Ölen her çocuğu temsilen enkaza balon asanlar mı, ‘Kaldırın o balonları’ diyen mi?
Aynı acıyı yaşayanların farklı tepki göstermesinin altında yatanın ne olduğunu öğrenmek için işin uzmanına başvurdum. Uzman psikolog Dr. Yeşim Akıncı, konu hakkında şunları söyledi:
“Her insanın psikolojisi farklı tepkiler verir. Kimi acısını simgeleştirir, kaybettiği yakınının resimlerinden, eşyalarından oluşan, bir köşe yaparak yaşar. Kimi balon koyar, kimi balona tepki gösterir. Burada esas olan niyet önemlidir. Hayatını kaybeden çocukların anısını yaşatmaya çalıştıklarını söyleyen insanların niyeti sezilmelidir.
Ne enkaza balon koymak acıyı hafifletir ne de balon koyanlara tepki göstermek.
Yas tutma evrelerinde öfke zamanına giriş yaptığımız dönemde normal yaşama dönmek isteyenlere öfkelenilecek, toplumsal sosyal medyada ve günlük hayatta linçler başlayabilecek.
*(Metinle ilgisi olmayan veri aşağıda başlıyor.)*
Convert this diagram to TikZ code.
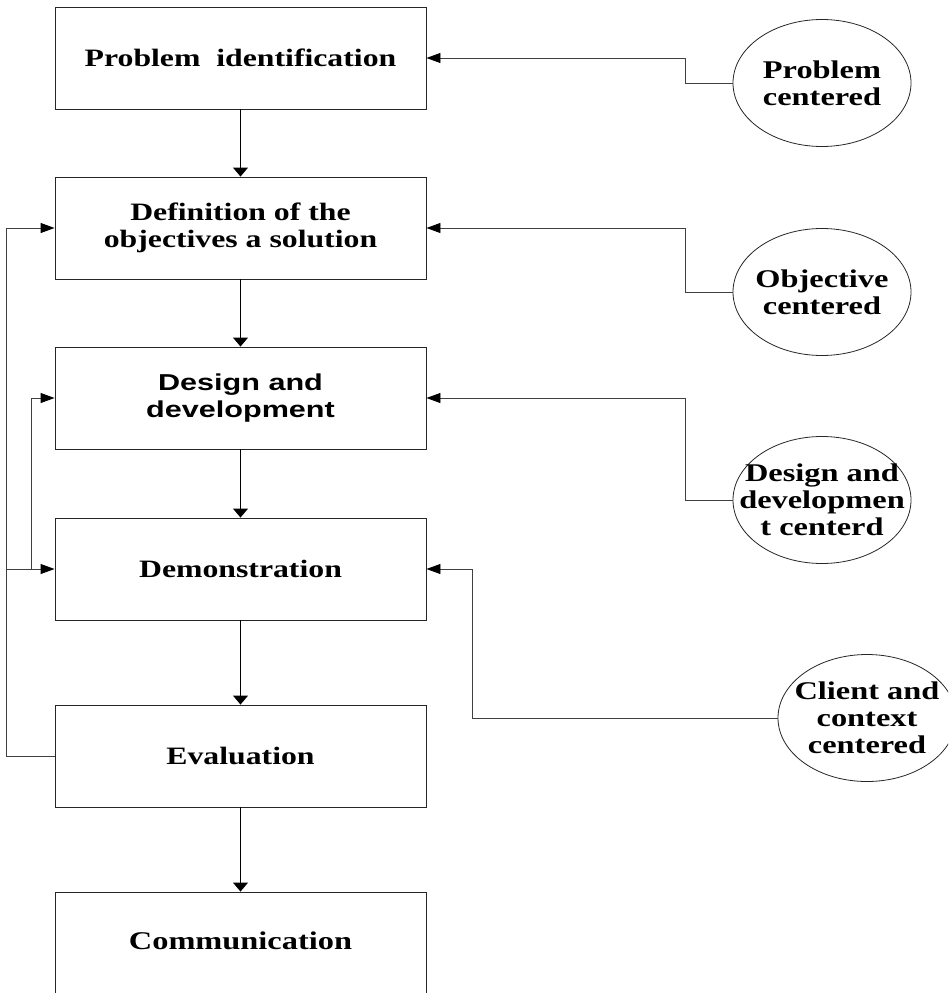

Öfke zaten yaralı insanın kendine daha fazla zarar vermesine sebep olabilir. Öfkeyi kontrol etmek, öfkeyi çabayla faydalı hale dönüştürmek gerekir. Bu da yas sürecinde kabullenme döneminde olur.”
Yasımız evrildi
Badire üstüne badire atlatan bir toplumuz ve son depremden sonra hepimizin psikolojisi bozuldu. Uzman psikolog Yeşim Akıncı’ya bunu da sordum, verdiği yanıt şöyle oldu:
“Yasımız çok büyük. Yas süreci Elisabeth Kubler-Ross tarafından tanımlanmış bazı aşamalardan oluşur. Bunlar inkâr, öfke, pazarlık, depresyon ve kabullenme aşamalarıdır.
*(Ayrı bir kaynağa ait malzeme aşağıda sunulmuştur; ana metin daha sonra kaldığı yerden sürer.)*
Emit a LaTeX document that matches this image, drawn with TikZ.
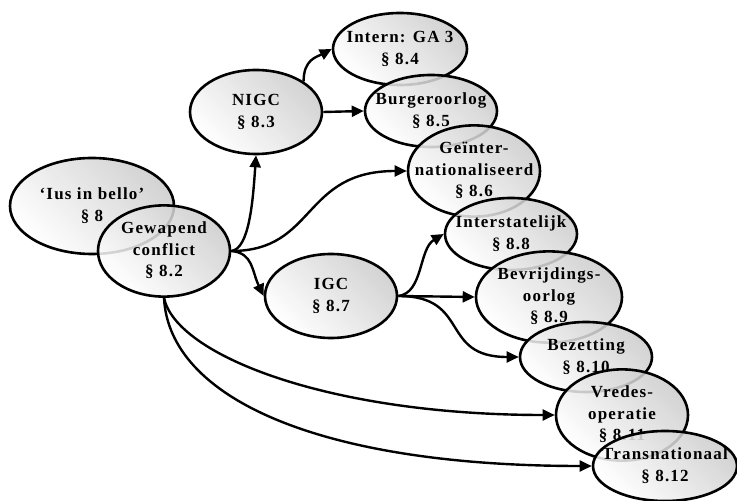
\documentclass[tikz,border=0pt]{standalone}
\usepackage{fontspec}
\setmainfont{Liberation Serif}[LetterSpace=7]
\usetikzlibrary{shapes.geometric,arrows.meta}

\newcommand{\bubbletext}[1]{\makebox[0pt]{\begin{tabular}{@{}c@{}}#1\end{tabular}}}

\tikzset{
  bubble/.style n args={2}{
    ellipse, draw=black, line width=2.6bp, inner sep=0pt,
    minimum width=#1, minimum height=#2,
    top color=black!20, bottom color=white, shading angle=-45,
    fill opacity=0.86, text opacity=1,
    font=\fontsize{17bp}{21.5bp}\selectfont\bfseries
  },
  link/.style={line width=2.4bp, -{Triangle[length=12bp,width=11bp]}}
}

\begin{document}
\begin{tikzpicture}[x=1bp,y=-1bp]
  \useasboundingbox (0,0) rectangle (737,501);

  % nodes, drawn back to front
  \node[bubble={164bp}{96bp}] (ius)    at (92,206)  {\bubbletext{`Ius in bello'\\\S\ 8}};
  \node[bubble={132bp}{84bp}] (gew)    at (164,251) {\bubbletext{Gewapend\\conflict\\\S\ 8.2}};
  \node[bubble={132bp}{84bp}] (nigc)   at (256,112) {\bubbletext{NIGC\\\S\ 8.3}};
  \node[bubble={134bp}{72bp}] (intern) at (400,49)  {\bubbletext{Intern: GA 3\\\S\ 8.4}};
  \node[bubble={132bp}{72bp}] (burger) at (431,111) {\bubbletext{Burgeroorlog\\\S\ 8.5}};
  \node[bubble={132bp}{74bp}] (geint)  at (474,171) {\bubbletext{Geïnter-\\nationaliseerd\\\S\ 8.6}};
  \node[bubble={132bp}{84bp}] (igc)    at (331,296) {\bubbletext{IGC\\\S\ 8.7}};
  \node[bubble={132bp}{72bp}] (inter)  at (511,234) {\bubbletext{Interstatelijk\\\S\ 8.8}};
  \node[bubble={146bp}{80bp}] (bevr)   at (549,297) {\bubbletext{Bevrijdings-\\oorlog\\\S\ 8.9}};
  \node[bubble={132bp}{70bp}] (bez)    at (586,357) {\bubbletext{Bezetting\\\S\ 8.10}};
  \node[bubble={132bp}{76bp}] (vredes) at (622,415) {\bubbletext{Vredes-\\operatie\\\S\ 8.11}};
  \node[bubble={144bp}{70bp}] (trans)  at (665,466) {\bubbletext{Transnationaal\\\S\ 8.12}};

  % connectors
  \draw[link] (gew.east) .. controls +(18,-2) and +(-3,45) .. (nigc.south);
  \draw[link] (gew.east) .. controls +(85,0) and +(-105,0) .. (geint.west);
  \draw[link] (gew.east) .. controls +(22,2) and +(-12,-25) .. (igc.west);
  \draw[link] (gew.south) .. controls +(12,57) and +(-227,0) .. (vredes.west);
  \draw[link] (gew.south) .. controls +(5,100) and +(-273,0) .. (trans.west);

  \draw[link] (nigc.north east) .. controls +(0,-22) and +(-15,8) .. (intern.west);
  \draw[link] (nigc.east) -- (burger.west);

  \draw[link] (igc.east) .. controls +(25,-3) and +(-25,15) .. (inter.west);
  \draw[link] (igc.east) -- (bevr.west);
  \draw[link] (igc.east) .. controls +(73,0) and +(-80,0) .. (bez.west);
\end{tikzpicture}
\end{document}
Çok büyük bir felaket yaşadık ve yaralarımızı sarmak için kenetlendiğimiz şu günlerde, yasımız evrilmeye başladı.
Psikolojimiz altüst oldu. Güven duygusunu yitirdiğimiz büyük ölçekli depremin şokunun ardından çok can kaybı yaşadık. Akrabalarımız, eşimiz dostumuz arkadaşlarımız, günahsız çocuklarımız vefat etti ve bazılarının cesetlerine hâlâ ulaşamadık.
Acımızın üstüne Türkiye’nin gerçeği deprem ülkesi olması ve fay hattının coğrafyamızda olması nedeniyle depremin yeniden, her an olacak duyurularıyla daha da tetiklenen korku içinde yaşanmasıyla zor zamanlar geçiriyoruz.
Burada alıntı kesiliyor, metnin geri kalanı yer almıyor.